Exercise
Return the whole listing, keeping every character the same.

Information provided
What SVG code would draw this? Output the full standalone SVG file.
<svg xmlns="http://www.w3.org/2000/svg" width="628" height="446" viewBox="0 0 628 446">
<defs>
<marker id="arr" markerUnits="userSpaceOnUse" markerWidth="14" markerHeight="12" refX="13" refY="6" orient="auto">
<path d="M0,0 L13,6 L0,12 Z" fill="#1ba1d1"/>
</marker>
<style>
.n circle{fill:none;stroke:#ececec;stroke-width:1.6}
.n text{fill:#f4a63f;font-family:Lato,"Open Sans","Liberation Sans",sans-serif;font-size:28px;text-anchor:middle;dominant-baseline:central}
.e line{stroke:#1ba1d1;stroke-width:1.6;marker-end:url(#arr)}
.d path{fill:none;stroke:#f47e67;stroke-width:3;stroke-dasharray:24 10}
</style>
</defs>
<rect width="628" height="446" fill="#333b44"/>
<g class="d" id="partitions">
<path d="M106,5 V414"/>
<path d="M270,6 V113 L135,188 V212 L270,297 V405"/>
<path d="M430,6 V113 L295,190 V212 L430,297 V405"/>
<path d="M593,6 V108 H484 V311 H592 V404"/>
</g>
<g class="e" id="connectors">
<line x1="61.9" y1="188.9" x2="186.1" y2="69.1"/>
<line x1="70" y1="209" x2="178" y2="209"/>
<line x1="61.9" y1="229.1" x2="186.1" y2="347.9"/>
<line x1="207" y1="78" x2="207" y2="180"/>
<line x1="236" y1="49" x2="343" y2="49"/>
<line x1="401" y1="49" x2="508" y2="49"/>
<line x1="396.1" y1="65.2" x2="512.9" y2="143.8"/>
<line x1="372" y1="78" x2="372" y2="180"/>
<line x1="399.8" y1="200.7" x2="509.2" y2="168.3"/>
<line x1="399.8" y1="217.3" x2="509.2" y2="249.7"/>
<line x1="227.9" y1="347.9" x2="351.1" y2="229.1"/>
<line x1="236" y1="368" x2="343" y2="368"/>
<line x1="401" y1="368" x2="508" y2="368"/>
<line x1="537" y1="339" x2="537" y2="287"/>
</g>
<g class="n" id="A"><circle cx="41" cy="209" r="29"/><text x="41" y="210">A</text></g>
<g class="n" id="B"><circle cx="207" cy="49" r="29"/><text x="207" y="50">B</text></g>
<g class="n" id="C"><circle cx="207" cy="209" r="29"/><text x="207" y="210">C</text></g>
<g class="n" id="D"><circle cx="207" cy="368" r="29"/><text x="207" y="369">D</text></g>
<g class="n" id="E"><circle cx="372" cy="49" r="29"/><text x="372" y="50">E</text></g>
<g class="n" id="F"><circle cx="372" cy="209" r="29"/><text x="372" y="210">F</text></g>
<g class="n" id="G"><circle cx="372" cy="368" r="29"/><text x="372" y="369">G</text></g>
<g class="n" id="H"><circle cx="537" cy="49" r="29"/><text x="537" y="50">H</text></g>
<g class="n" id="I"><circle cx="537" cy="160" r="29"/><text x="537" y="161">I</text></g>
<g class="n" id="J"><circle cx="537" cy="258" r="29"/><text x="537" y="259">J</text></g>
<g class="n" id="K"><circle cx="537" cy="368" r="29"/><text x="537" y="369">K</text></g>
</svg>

Exercise solution
What SVG code would draw this? Output the full standalone SVG file.
<svg xmlns="http://www.w3.org/2000/svg" width="628" height="446" viewBox="0 0 628 446">
<defs>
<marker id="arr" markerUnits="userSpaceOnUse" markerWidth="14" markerHeight="12" refX="13" refY="6" orient="auto">
<path d="M0,0 L13,6 L0,12 Z" fill="#1ba1d1"/>
</marker>
<style>
.n circle{fill:none;stroke:#ececec;stroke-width:1.6}
.n text{fill:#f4a63f;font-family:Lato,"Open Sans","Liberation Sans",sans-serif;font-size:28px;text-anchor:middle;dominant-baseline:central}
.e line{stroke:#1ba1d1;stroke-width:1.6;marker-end:url(#arr)}
.d path{fill:none;stroke:#f47e67;stroke-width:3;stroke-dasharray:24 10}
</style>
</defs>
<rect width="628" height="446" fill="#333b44"/>
<g class="d" id="partitions">
<path d="M106,5 V414"/>
<path d="M270,6 V113 L135,188 V212 L270,297 V405"/>
<path d="M430,6 V113 L295,190 V212 L430,297 V405"/>
<path d="M593,6 V108 H484 V311 H592 V404"/>
</g>
<g class="e" id="connectors">
<line x1="61.9" y1="188.9" x2="186.1" y2="69.1"/>
<line x1="70" y1="209" x2="178" y2="209"/>
<line x1="61.9" y1="229.1" x2="186.1" y2="347.9"/>
<line x1="207" y1="78" x2="207" y2="180"/>
<line x1="236" y1="49" x2="343" y2="49"/>
<line x1="401" y1="49" x2="508" y2="49"/>
<line x1="396.1" y1="65.2" x2="512.9" y2="143.8"/>
<line x1="372" y1="78" x2="372" y2="180"/>
<line x1="399.8" y1="200.7" x2="509.2" y2="168.3"/>
<line x1="399.8" y1="217.3" x2="509.2" y2="249.7"/>
<line x1="227.9" y1="347.9" x2="351.1" y2="229.1"/>
<line x1="236" y1="368" x2="343" y2="368"/>
<line x1="401" y1="368" x2="508" y2="368"/>
<line x1="537" y1="339" x2="537" y2="287"/>
</g>
<g class="n" id="A"><circle cx="41" cy="209" r="29"/><text x="41" y="210">A</text></g>
<g class="n" id="B"><circle cx="207" cy="49" r="29"/><text x="207" y="50">B</text></g>
<g class="n" id="C"><circle cx="207" cy="209" r="29"/><text x="207" y="210">C</text></g>
<g class="n" id="D"><circle cx="207" cy="368" r="29"/><text x="207" y="369">D</text></g>
<g class="n" id="E"><circle cx="372" cy="49" r="29"/><text x="372" y="50">E</text></g>
<g class="n" id="F"><circle cx="372" cy="209" r="29"/><text x="372" y="210">F</text></g>
<g class="n" id="G"><circle cx="372" cy="368" r="29"/><text x="372" y="369">G</text></g>
<g class="n" id="H"><circle cx="537" cy="49" r="29"/><text x="537" y="50">H</text></g>
<g class="n" id="I"><circle cx="537" cy="160" r="29"/><text x="537" y="161">I</text></g>
<g class="n" id="J"><circle cx="537" cy="258" r="29"/><text x="537" y="259">J</text></g>
<g class="n" id="K"><circle cx="537" cy="368" r="29"/><text x="537" y="369">K</text></g>
</svg>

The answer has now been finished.